After spending more than six months as the most photographed wild mouse coaster in the world, the Jet Star will finally be removed from the ocean off the remnants of Casino Pier tomorrow.
I wanted to take a ride over and get a last look at it this morning, but Prince Harry is giving it a visit today and generally making the town a “do not enter” zone.
However, everyone can watch the dismantling thanks to the wonderful world of webcams. You can check it out here (and if you look right now, you’ll get to see how boardwalk pilings are drilled into the sand).
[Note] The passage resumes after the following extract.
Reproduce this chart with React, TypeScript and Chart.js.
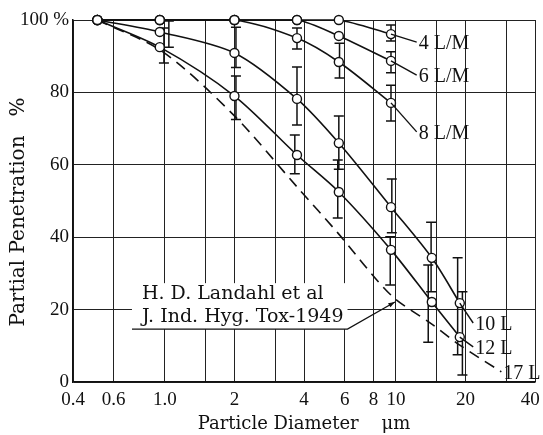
import React, { useEffect, useRef } from 'react';
import { Chart, registerables } from 'chart.js';

Chart.register(...registerables);

// ---- axis ticks ----
const xTickValues = [0.4, 0.6, 1, 1.5, 2, 3, 4, 6, 8, 10, 15, 20, 30, 40];
const xTickLabels = ['0.4', '0.6', '1.0', '', '2', '', '4', '6', '8', '10', '', '20', '', '40\u00a0\u00a0'];
const yTickLabels = ['0', '20', '40', '60', '80', '100 %'];

const xTitle = 'Particle Diameter\u00a0\u00a0\u00a0\u00a0μm';
const yTitle = 'Partial Penetration\u00a0\u00a0\u00a0%';

// ---- series (particle diameter µm, penetration %) ----
const diam4 = [0.51, 0.95, 2.0, 3.73, 5.66, 9.52];
const pen4 = [100, 100, 100, 100, 100, 96.1];
const diam6 = [0.51, 0.95, 2.0, 3.73, 5.66, 9.52];
const pen6 = [100, 100, 100, 100, 95.6, 88.7];
const diam8 = [0.51, 0.95, 2.0, 3.73, 5.66, 9.52];
const pen8 = [100, 100, 100, 95.0, 88.4, 77.1];
const diam10 = [0.51, 0.95, 2.0, 3.73, 5.66, 9.52, 14.3, 18.9];
const pen10 = [100, 96.7, 90.9, 78.2, 66.0, 48.3, 34.3, 21.8];
const diam12 = [0.51, 0.95, 2.0, 3.73, 5.66, 9.52, 14.3, 18.9];
const pen12 = [100, 92.5, 79.0, 62.7, 52.5, 36.5, 22.1, 12.4];
const diam17 = [0.51, 0.98, 2.0, 3.73, 5.6, 9.52, 14.3, 18.9, 28.6];
const pen17 = [100, 91.2, 73.5, 53.9, 41.2, 24.0, 16.0, 10.2, 2.8];

// ---- error bars [diameter, low, high] ----
const err4 = [[9.52, 94.2, 98.6]];
const err6 = [[9.52, 85.4, 91.2]];
const err8 = [[3.73, 92.0, 97.8], [5.7, 84.0, 93.6], [9.52, 72.1, 82.0]];
const err10 = [[1.04, 92.5, 99.7], [2.03, 86.9, 98.0], [3.73, 71.0, 87.0], [5.66, 58.8, 73.5], [9.6, 41.2, 56.1], [14.2, 24.9, 44.1], [18.5, 7.5, 34.3]];
const err12 = [[0.99, 88.1, 97.8], [2.03, 72.5, 84.5], [3.65, 57.5, 68.2], [5.6, 45.3, 61.3], [9.45, 26.8, 40.1], [13.8, 11.0, 32.3], [19.4, 1.9, 24.9]];

// ---- curve labels (leader end in data units) ----
const curveNames = ['4 L/M', '6 L/M', '8 L/M', '10 L', '12 L', '17 L'];
const labelDiam = [12.3, 12.3, 12.3, 21.6, 21.6, 28.6];
const labelPen = [93.9, 84.8, 69.1, 16.3, 9.7, 2.8];

// ---- reference note ----
const noteLines = ['H. D. Landahl et al', 'J. Ind. Hyg. Tox-1949'];
const noteAnchor = { x: 0.72, y: 14.6 };
const noteArrowTip = { x: 9.9, y: 22.1 };

const INK = '#111';

export default function App() {
  const ref = useRef<HTMLCanvasElement>(null);

  useEffect(() => {
    document.body.style.margin = '0';
    const canvas = ref.current;
    if (!canvas) return;

    const mk = (d: number[], p: number[]) => d.map((x, i) => ({ x, y: p[i] }));
    const solid = (label: string, d: number[], p: number[]) => ({
      label,
      data: mk(d, p),
      borderColor: INK,
      borderWidth: 1.6,
      pointRadius: 4.5,
      pointHoverRadius: 4.5,
      pointBackgroundColor: '#fff',
      pointBorderColor: INK,
      pointBorderWidth: 1.4,
      tension: 0.3,
      fill: false,
      clip: false as const,
    });

    const lastPoints = [
      [diam4[diam4.length - 1], pen4[pen4.length - 1]],
      [diam6[diam6.length - 1], pen6[pen6.length - 1]],
      [diam8[diam8.length - 1], pen8[pen8.length - 1]],
      [diam10[diam10.length - 1], pen10[pen10.length - 1]],
      [diam12[diam12.length - 1], pen12[pen12.length - 1]],
      [diam17[diam17.length - 1], pen17[pen17.length - 1]],
    ];

    const decor = {
      id: 'decor',
      beforeDatasetsDraw(chart: any) {
        const { ctx } = chart;
        const xs = chart.scales.x;
        const ys = chart.scales.y;
        ctx.save();
        // note box
        const u = xs.getPixelForValue(noteAnchor.x);
        const v = ys.getPixelForValue(noteAnchor.y);
        ctx.font = '19px "DejaVu Serif"';
        const w = Math.max(...noteLines.map((t) => ctx.measureText(t).width)) + 14;
        ctx.fillStyle = '#fff';
        ctx.fillRect(u, v - 46, w, 46);
        ctx.fillStyle = INK;
        ctx.textAlign = 'left';
        ctx.textBaseline = 'middle';
        ctx.fillText(noteLines[0], u + 10, v - 35);
        ctx.fillText(noteLines[1], u + 10, v - 12);
        ctx.strokeStyle = INK;
        ctx.lineWidth = 1.3;
        ctx.beginPath();
        ctx.moveTo(u, v);
        ctx.lineTo(u + w, v);
        const tx = xs.getPixelForValue(noteArrowTip.x);
        const ty = ys.getPixelForValue(noteArrowTip.y);
        ctx.lineTo(tx, ty);
        ctx.stroke();
        const ang = Math.atan2(ty - v, tx - (u + w));
        ctx.beginPath();
        ctx.moveTo(tx, ty);
        ctx.lineTo(tx - 7 * Math.cos(ang - 0.35), ty - 7 * Math.sin(ang - 0.35));
        ctx.lineTo(tx - 7 * Math.cos(ang + 0.35), ty - 7 * Math.sin(ang + 0.35));
        ctx.closePath();
        ctx.fill();

        // error bars
        ctx.lineWidth = 1.5;
        const groups = [err4, err6, err8, err10, err12];
        for (const g of groups) {
          for (const [x, lo, hi] of g) {
            const px = xs.getPixelForValue(x);
            const y1 = ys.getPixelForValue(lo);
            const y2 = ys.getPixelForValue(hi);
            ctx.beginPath();
            ctx.moveTo(px, y1);
            ctx.lineTo(px, y2);
            ctx.moveTo(px - 5, y1);
            ctx.lineTo(px + 5, y1);
            ctx.moveTo(px - 5, y2);
            ctx.lineTo(px + 5, y2);
            ctx.stroke();
          }
        }
        ctx.restore();
      },
      afterDatasetsDraw(chart: any) {
        const { ctx, chartArea } = chart;
        const xs = chart.scales.x;
        const ys = chart.scales.y;
        ctx.save();
        ctx.strokeStyle = INK;
        ctx.fillStyle = INK;
        ctx.lineWidth = 1.4;
        ctx.font = '20px "Liberation Serif"';
        ctx.textAlign = 'left';
        ctx.textBaseline = 'middle';
        curveNames.forEach((name, i) => {
          const x0 = xs.getPixelForValue(lastPoints[i][0]);
          const y0 = ys.getPixelForValue(lastPoints[i][1]);
          const x1 = xs.getPixelForValue(labelDiam[i]);
          const y1 = ys.getPixelForValue(labelPen[i]);
          ctx.beginPath();
          ctx.moveTo(x0, y0);
          ctx.lineTo(x1, y1);
          ctx.stroke();
          ctx.fillText(name, x1 + 2, y1 + 2);
        });
        // axis titles
        ctx.font = '18px "DejaVu Serif"';
        ctx.textAlign = 'center';
        ctx.fillText(xTitle, (chartArea.left + chartArea.right) / 2, 424);
        ctx.font = '20px "DejaVu Serif"';
        ctx.translate(19, 212);
        ctx.rotate(-Math.PI / 2);
        ctx.fillText(yTitle, 0, 0);
        ctx.restore();
      },
    };

    const tickFont = { family: 'Liberation Serif', size: 19 };

    const chart = new Chart(canvas, {
      type: 'line',
      data: {
        datasets: [
          solid('4 L/M', diam4, pen4),
          solid('6 L/M', diam6, pen6),
          solid('8 L/M', diam8, pen8),
          solid('10 L', diam10, pen10),
          solid('12 L', diam12, pen12),
          {
            label: '17 L',
            data: mk(diam17, pen17),
            borderColor: INK,
            borderWidth: 1.6,
            borderDash: [11, 7],
            pointRadius: 0,
            tension: 0.3,
            fill: false,
            clip: false,
          } as any,
        ],
      },
      options: {
        responsive: false,
        animation: false,
        events: [],
        layout: { padding: { top: 20, right: 8, bottom: 0, left: 0 } },
        plugins: {
          legend: { display: false },
          tooltip: { enabled: false },
        },
        scales: {
          x: {
            type: 'logarithmic',
            min: 0.4,
            max: 40,
            afterBuildTicks: (s: any) => {
              s.ticks = xTickValues.map((v) => ({ value: v }));
            },
            afterFit: (s: any) => {
              s.height = 53;
              s.paddingLeft = 0;
              s.paddingRight = 0;
            },
            ticks: {
              autoSkip: false,
              maxRotation: 0,
              minRotation: 0,
              padding: 7,
              color: INK,
              font: tickFont,
              callback: (_v: any, i: number) => xTickLabels[i],
            },
            grid: { color: '#222', lineWidth: 1, drawTicks: false },
            border: { color: INK, width: 1.5 },
          },
          y: {
            type: 'linear',
            min: 0,
            max: 100,
            afterFit: (s: any) => {
              s.width = 73;
              s.paddingTop = 0;
              s.paddingBottom = 0;
            },
            ticks: {
              stepSize: 20,
              padding: 4,
              color: INK,
              font: tickFont,
              callback: (_v: any, i: number) => yTickLabels[i],
            },
            grid: { color: '#222', lineWidth: 1, drawTicks: false },
            border: { color: INK, width: 1.5 },
          },
        },
      },
      plugins: [decor],
    });

    return () => chart.destroy();
  }, []);

  return <canvas ref={ref} width={543} height={435} style={{ display: 'block' }} />;
}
A wild mouse is a small, compact roller coaster designed for tight spots like piers, county fairs, and the like. Nothing too high (they usually top out at 40-50 feet), with small cars (usually four riders tops). Still, a well-made one can be a helluva lotta fun.
The Jet Star is the one that broke off from the pier in Seaside Heights and has been sitting in the ocean ever since.
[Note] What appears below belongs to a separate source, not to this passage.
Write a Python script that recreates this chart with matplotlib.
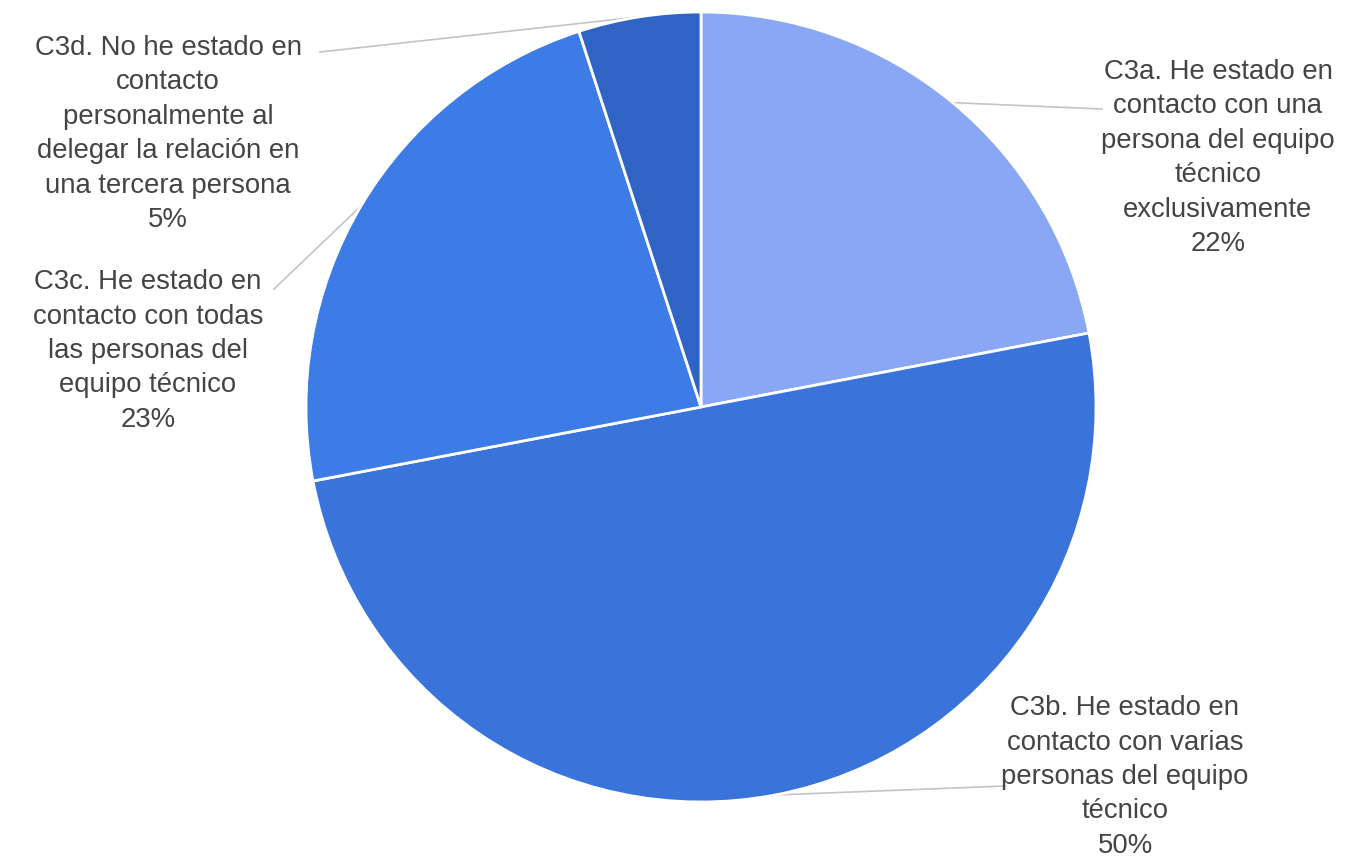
import numpy as np
import matplotlib.pyplot as plt

plt.rcParams['font.family'] = ['Liberation Sans', 'DejaVu Sans']

etiquetas = [
    'C3a. He estado en\ncontacto con una\npersona del equipo\ntécnico\nexclusivamente',
    'C3b. He estado en\ncontacto con varias\npersonas del equipo\ntécnico',
    'C3c. He estado en\ncontacto con todas\nlas personas del\nequipo técnico',
    'C3d. No he estado en\ncontacto\npersonalmente al\ndelegar la relación en\nuna tercera persona',
]
valores = [22, 50, 23, 5]
colores = ['#8aa7f5', '#3a74db', '#3d7be6', '#2f63c4']

# posiciones de las etiquetas (pixeles, y hacia arriba) y fin de la linea guia
pos_texto = [(1218, 704), (1125, 85), (148, 511), (168, 728)]
fin_linea = [(1102, 752), (1005, 75), (274, 572), (320, 809)]

W, H = 1367, 862
fig = plt.figure(figsize=(W / 100, H / 100), dpi=100)
ax = fig.add_axes([0, 0, 1, 1])

cx, cy, r = 701, H - 408, 395
wedges, _ = ax.pie(valores, colors=colores, startangle=90, counterclock=False,
                   center=(cx, cy), radius=r,
                   wedgeprops=dict(edgecolor='white', linewidth=2))

total = sum(valores)
for w, et, v, (tx, ty), (lx, ly) in zip(wedges, etiquetas, valores, pos_texto, fin_linea):
    ang = np.deg2rad((w.theta1 + w.theta2) / 2)
    px, py = cx + r * np.cos(ang), cy + r * np.sin(ang)
    ax.plot([px, lx], [py, ly], color='#c4c4c4', lw=1.2, zorder=0)
    ax.text(tx, ty, f'{et}\n{round(v / total * 100)}%', ha='center', va='center',
            multialignment='center', fontsize=19.8, linespacing=1.42, color='#444444')

ax.set_xlim(0, W)
ax.set_ylim(0, H)
ax.set_aspect('equal')
ax.axis('off')

plt.savefig('out.png', dpi=100, facecolor='white')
As an aside, I wish I did take a ride over there today…Harry isn’t coming until tomorrow. Ah well.
I heard that they wanted to leave it out there as a curiousity and tourist attraction. Apparently they decided that it was too much of a safety hazard. Too bad, in a way.
I was just down there. You can’t get near the thing to photograph it (unless, possibly, you go all the way north past the end of the boardwalk and then all the way down the beach). You’re blocked by boardwalk construction and the pier itself otherwise.
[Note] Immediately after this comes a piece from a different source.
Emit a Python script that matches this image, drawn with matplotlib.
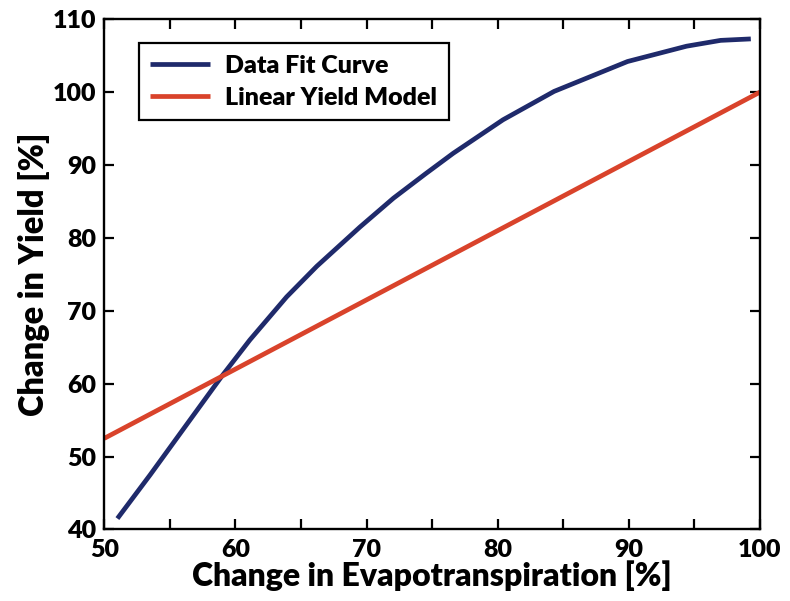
import matplotlib
matplotlib.use("Agg")
import matplotlib.pyplot as plt
from matplotlib.ticker import MultipleLocator

# values
et_fit = [51.0, 53.5, 56.0, 58.95, 61.1, 63.9, 66.2, 69.5, 72.05, 74.5,
          76.6, 80.4, 84.3, 89.9, 94.4, 97.0, 99.3]
yield_fit = [41.5, 47.5, 53.7, 61.0, 66.0, 71.9, 76.1, 81.5, 85.45, 88.8,
             91.6, 96.2, 100.1, 104.2, 106.3, 107.1, 107.3]

et_linear = [50, 100]
yield_linear = [52.5, 100.0]

plt.rcParams['font.family'] = ['Lato', 'DejaVu Sans']
plt.rcParams['font.weight'] = 'heavy'
plt.rcParams['axes.labelweight'] = 'heavy'

fig = plt.figure(figsize=(7.9, 6.01), dpi=100)
ax = fig.add_axes([0.132, 0.119, 0.830, 0.849])

ax.plot(et_fit, yield_fit, color='#1f2a6b', lw=3.4, label='Data Fit Curve',
        solid_capstyle='butt')
ax.plot(et_linear, yield_linear, color='#d9432b', lw=3.4, label='Linear Yield Model',
        solid_capstyle='butt')

ax.set_xlim(50, 100)
ax.set_ylim(40, 110)
ax.xaxis.set_major_locator(MultipleLocator(10))
ax.xaxis.set_minor_locator(MultipleLocator(5))
ax.yaxis.set_major_locator(MultipleLocator(10))

ax.tick_params(which='both', direction='in', top=True, right=True,
               length=7, width=1.6, labelsize=18)
ax.tick_params(axis='x', pad=7)
ax.tick_params(axis='y', pad=6)
for s in ax.spines.values():
    s.set_linewidth(1.7)

ax.set_xlabel('Change in Evapotranspiration [%]', fontsize=23, labelpad=-1)
ax.set_ylabel('Change in Yield [%]', fontsize=23.5, labelpad=2)

leg = ax.legend(loc='upper left', bbox_to_anchor=(0.034, 0.977), fontsize=18,
                fancybox=False, framealpha=1, edgecolor='black',
                handlelength=2.4, borderpad=0.45, labelspacing=0.42, handletextpad=0.6)
leg.get_frame().set_linewidth(1.6)

fig.savefig('out.png', dpi=100)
The towers you see, by the way, are the “skyride” towers that parallel the boardwalk from the north end of the boards down to casino pier. The stations at the ends are gone, but the towers were well-rooted in concrete pilings (like the Tower of Terror and Giant Swing rides that survived on Funtown Pier), so I don’t see why that ride couldn’t be restored.
If they’d kept the coaster remains out there, it would’ve been like the structural remains that inspired Ray Bradbury’s The Foghorn (which sorta kinda became The Beast from 20,000 Fathoms)
I wish! Some construction vehicle is constantly backing up **<Beep> <Beep> <Beep> **& a then minute ago the fire siren went off. Haven’t heard the relaxing waves.
Busch Gardens in VA has/had a coaster called the Loch Ness Monster, you dove into a tunnel & they misted water on you, like you were going underwater. My fantasy is that they would fix this coaster where it is & you’d actually ride into the ocean. (Yeah, I know it wouldn’t work, but a cool idea nonetheless.)
ETA: it’s not going down w/o a fight!
My wife was there this morning when they started, she was able to get reasonably close to get some pictures and video of it as they took it apart. A lot of people there today though.
This got me thinking about the “Wild Chimpmunk” wild mouse coaster at Lakeside in Denver. I started googling and found pictures of the Staride there.
Something I hadn’t thought of in a long time. The last time I rode the Staride, around 1970 probably, the brake mechanism failed. They had to just kill the power and see where it coasted to a stop. It took a couple hours to unload it, and my brother and I were the last ones off. I never saw it running again, and we used to pass by on I-70 every couple of weeks. It is possible I am the last person to have ridden it…one of the last for sure.
For some reason I always remembered this ride being called “Around The World”. Maybe it was a name my parents had for it.
I think I last rode the JetStar on the night before I left for college, which was … a while ago. I really do wish they could leave it in the water, but I’m sure there are all sorts of safety and environmental hazards that go along with that. But it could have been New Jersey’s premier scuba-diving theme park!
The more I think about that, the more unbelievably awesome it is. I might learn to scuba-dive for that.